What do we receive at the end of a threat hunting campaign?
At the conclusion of each SENTRY threat hunt campaign, your organization receives a documented hunt report that includes: the hypothesis tested, the data sources queried, the analysis techniques applied, the findings (if any), the response actions taken (if a finding was identified), and the detection rule improvements derived from the hunt — whether it found something or returned clean. If the hunt identified a genuine threat, the report includes the full incident timeline, containment and remediation actions taken, and any residual risk assessment. If the hunt returned clean, the report documents that the hypothesis was tested and the environment showed no evidence of the suspected technique during the hunt period — useful compliance evidence and intelligence for future hunt planning.
Can Armorstack conduct threat hunting if we have our own internal security team?
Yes — and this is a common and effective model. Many organizations have internal security staff who handle day-to-day operations but lack the dedicated time or the specialized hunting expertise to conduct regular, hypothesis-driven hunt campaigns. SENTRY threat hunting can operate as an extension of your internal team rather than a replacement for it. Hunt hypotheses can be co-developed with your internal team to incorporate their environmental knowledge; findings and hunt reports are shared with your team in a format that enables them to build on the results internally. The 90-Day Proof is a particularly effective way to evaluate how SENTRY hunting integrates with an existing internal security function.
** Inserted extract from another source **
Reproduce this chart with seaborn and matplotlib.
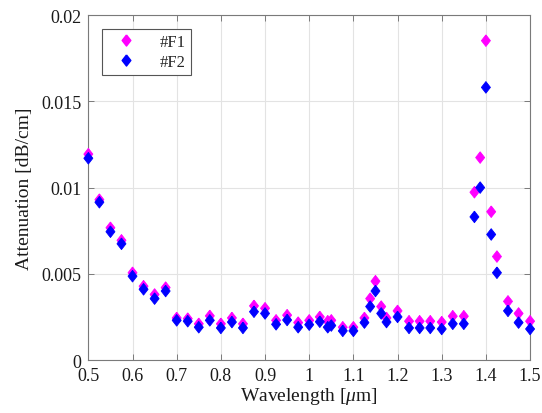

Sophisticated Adversaries Do Not Generate Obvious Alerts. Threat Hunters Look Where Alerts Don’t.
SENTRY threat hunting operates on a defined cadence, driven by intelligence about the threats targeting your industry, searching your environment for adversaries who have not yet made themselves obvious. When hunters find something, the full SENTRY SOC responds. When they return clean, detection coverage improves. Both outcomes strengthen your security program.